**Task prompt**
Find each line containing the string "chart" and return it.
(begin)
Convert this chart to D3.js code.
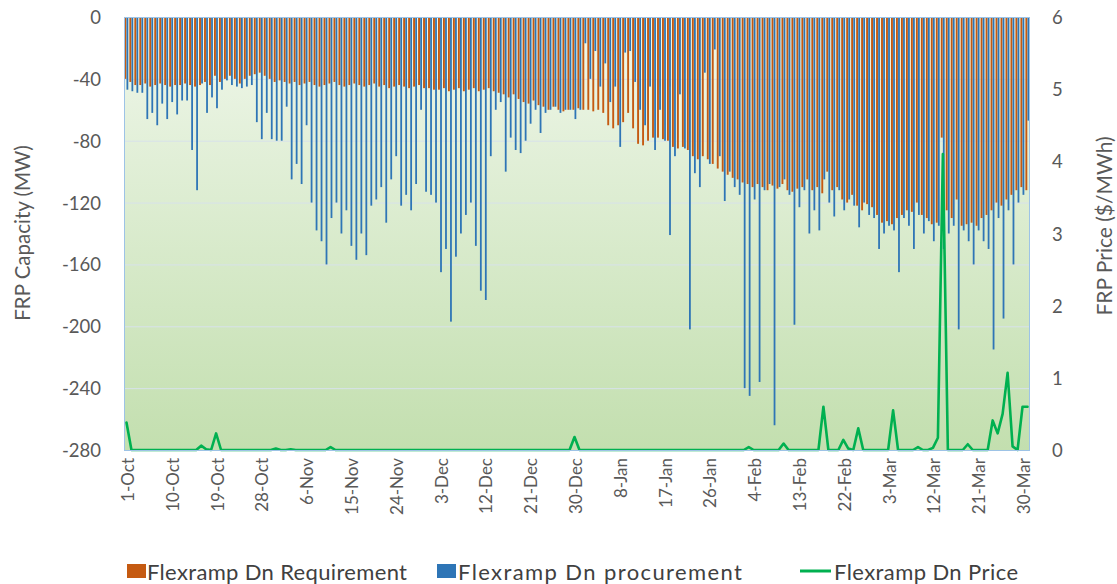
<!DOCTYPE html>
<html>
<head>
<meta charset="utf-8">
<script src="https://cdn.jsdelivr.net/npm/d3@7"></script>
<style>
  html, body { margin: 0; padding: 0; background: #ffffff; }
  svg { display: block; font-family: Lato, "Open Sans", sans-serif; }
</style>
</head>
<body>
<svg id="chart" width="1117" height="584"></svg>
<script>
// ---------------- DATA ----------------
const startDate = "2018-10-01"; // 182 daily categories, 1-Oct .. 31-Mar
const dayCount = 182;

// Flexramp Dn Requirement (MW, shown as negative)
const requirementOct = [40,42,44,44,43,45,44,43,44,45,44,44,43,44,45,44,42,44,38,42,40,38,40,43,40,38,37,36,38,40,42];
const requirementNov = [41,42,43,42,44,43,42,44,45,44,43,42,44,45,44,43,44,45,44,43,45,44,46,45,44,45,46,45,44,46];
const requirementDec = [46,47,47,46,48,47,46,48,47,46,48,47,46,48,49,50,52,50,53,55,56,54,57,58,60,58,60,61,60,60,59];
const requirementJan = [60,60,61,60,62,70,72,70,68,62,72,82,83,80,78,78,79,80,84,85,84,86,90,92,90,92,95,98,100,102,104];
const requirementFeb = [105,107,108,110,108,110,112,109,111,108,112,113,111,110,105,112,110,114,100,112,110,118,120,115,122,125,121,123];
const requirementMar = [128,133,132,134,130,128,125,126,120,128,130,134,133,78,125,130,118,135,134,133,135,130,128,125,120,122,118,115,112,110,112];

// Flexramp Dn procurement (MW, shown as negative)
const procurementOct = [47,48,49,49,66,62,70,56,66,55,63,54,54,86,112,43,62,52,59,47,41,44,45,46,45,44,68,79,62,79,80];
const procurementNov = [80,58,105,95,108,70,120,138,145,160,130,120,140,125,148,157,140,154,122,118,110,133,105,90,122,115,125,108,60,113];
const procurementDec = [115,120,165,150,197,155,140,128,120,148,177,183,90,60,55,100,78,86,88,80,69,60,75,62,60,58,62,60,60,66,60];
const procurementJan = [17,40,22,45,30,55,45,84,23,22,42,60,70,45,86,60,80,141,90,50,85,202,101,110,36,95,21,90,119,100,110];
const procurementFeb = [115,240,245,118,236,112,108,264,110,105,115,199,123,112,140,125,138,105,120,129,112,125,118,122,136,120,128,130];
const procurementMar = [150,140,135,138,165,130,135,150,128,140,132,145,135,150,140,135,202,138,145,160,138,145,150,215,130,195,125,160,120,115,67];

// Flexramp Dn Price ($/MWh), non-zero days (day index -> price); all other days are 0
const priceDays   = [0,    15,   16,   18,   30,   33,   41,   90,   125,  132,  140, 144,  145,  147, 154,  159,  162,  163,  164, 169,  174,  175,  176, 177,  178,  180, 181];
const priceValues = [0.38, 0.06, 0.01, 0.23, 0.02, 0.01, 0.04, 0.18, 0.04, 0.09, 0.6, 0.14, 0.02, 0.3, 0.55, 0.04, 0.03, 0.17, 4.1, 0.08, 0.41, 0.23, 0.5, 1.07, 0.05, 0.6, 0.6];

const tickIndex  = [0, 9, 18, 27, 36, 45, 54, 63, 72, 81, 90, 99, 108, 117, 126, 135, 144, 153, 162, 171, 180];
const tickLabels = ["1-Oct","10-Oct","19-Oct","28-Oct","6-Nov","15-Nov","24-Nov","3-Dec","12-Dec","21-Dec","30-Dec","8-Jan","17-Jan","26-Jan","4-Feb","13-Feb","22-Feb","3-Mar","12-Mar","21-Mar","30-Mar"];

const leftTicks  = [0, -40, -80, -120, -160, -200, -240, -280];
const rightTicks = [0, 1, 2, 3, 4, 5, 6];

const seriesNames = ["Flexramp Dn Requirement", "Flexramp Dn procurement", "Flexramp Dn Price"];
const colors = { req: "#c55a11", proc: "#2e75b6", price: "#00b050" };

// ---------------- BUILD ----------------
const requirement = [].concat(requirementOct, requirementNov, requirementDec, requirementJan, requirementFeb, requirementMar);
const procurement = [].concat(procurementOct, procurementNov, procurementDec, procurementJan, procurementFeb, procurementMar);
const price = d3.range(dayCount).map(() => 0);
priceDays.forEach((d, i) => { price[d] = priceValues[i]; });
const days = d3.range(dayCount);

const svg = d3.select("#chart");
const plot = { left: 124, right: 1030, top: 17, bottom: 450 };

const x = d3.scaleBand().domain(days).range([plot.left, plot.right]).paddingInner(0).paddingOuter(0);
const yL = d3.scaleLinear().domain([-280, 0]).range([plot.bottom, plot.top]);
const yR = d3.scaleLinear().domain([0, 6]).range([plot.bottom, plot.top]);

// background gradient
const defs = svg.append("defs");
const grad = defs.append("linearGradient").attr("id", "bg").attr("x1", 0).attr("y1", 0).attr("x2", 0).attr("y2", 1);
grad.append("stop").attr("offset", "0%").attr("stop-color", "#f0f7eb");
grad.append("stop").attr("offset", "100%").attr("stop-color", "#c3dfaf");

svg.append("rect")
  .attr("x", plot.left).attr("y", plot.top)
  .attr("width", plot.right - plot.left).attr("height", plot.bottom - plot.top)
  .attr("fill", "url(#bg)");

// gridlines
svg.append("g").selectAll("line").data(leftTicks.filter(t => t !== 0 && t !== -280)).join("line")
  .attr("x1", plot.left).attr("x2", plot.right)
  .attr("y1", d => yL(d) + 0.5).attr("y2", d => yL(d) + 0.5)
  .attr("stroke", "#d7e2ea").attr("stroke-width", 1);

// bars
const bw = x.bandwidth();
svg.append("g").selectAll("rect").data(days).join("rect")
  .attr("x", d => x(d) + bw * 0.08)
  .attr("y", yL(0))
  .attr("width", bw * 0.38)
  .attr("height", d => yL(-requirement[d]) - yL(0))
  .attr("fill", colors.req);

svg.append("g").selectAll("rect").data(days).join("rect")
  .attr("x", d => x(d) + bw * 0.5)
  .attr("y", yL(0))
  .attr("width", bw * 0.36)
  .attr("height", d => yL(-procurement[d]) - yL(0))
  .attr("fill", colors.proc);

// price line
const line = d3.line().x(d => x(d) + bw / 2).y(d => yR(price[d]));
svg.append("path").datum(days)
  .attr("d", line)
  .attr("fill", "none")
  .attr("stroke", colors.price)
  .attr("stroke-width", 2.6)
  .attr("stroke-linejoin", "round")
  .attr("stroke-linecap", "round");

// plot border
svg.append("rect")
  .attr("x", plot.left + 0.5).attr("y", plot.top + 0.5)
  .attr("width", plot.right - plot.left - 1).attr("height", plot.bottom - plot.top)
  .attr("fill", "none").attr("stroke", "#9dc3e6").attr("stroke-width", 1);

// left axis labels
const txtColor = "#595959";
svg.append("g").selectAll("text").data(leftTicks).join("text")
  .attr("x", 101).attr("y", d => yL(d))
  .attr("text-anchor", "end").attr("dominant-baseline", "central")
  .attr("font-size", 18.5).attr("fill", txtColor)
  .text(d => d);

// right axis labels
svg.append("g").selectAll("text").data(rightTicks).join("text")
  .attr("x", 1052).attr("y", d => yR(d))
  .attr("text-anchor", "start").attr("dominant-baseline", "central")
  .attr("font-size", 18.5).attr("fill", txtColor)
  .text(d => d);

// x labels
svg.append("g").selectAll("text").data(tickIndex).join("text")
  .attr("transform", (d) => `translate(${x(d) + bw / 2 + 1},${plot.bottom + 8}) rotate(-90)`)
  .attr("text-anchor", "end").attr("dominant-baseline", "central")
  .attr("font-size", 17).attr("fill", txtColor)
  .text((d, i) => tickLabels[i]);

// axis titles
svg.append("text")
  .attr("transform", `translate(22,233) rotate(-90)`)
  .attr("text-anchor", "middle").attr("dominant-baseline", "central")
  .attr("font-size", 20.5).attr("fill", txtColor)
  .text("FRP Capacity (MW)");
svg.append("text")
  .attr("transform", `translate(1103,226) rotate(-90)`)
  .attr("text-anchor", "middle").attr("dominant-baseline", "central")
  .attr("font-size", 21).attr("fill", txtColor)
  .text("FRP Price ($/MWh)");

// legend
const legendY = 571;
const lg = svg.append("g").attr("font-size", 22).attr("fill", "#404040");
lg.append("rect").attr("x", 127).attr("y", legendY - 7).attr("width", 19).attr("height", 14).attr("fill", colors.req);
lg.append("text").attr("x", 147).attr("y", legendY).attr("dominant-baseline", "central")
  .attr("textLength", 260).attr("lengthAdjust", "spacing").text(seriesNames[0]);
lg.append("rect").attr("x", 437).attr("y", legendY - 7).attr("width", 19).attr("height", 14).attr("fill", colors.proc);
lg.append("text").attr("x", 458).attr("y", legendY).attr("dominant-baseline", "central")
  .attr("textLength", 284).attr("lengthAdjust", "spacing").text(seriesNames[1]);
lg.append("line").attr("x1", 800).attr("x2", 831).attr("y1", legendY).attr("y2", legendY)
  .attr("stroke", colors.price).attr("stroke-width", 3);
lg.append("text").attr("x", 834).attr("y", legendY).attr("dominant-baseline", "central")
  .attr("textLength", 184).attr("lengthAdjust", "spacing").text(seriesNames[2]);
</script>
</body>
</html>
(end)
**Exercise result**
Convert this chart to D3.js code.
<svg id="chart" width="1117" height="584"></svg>
const svg = d3.select("#chart");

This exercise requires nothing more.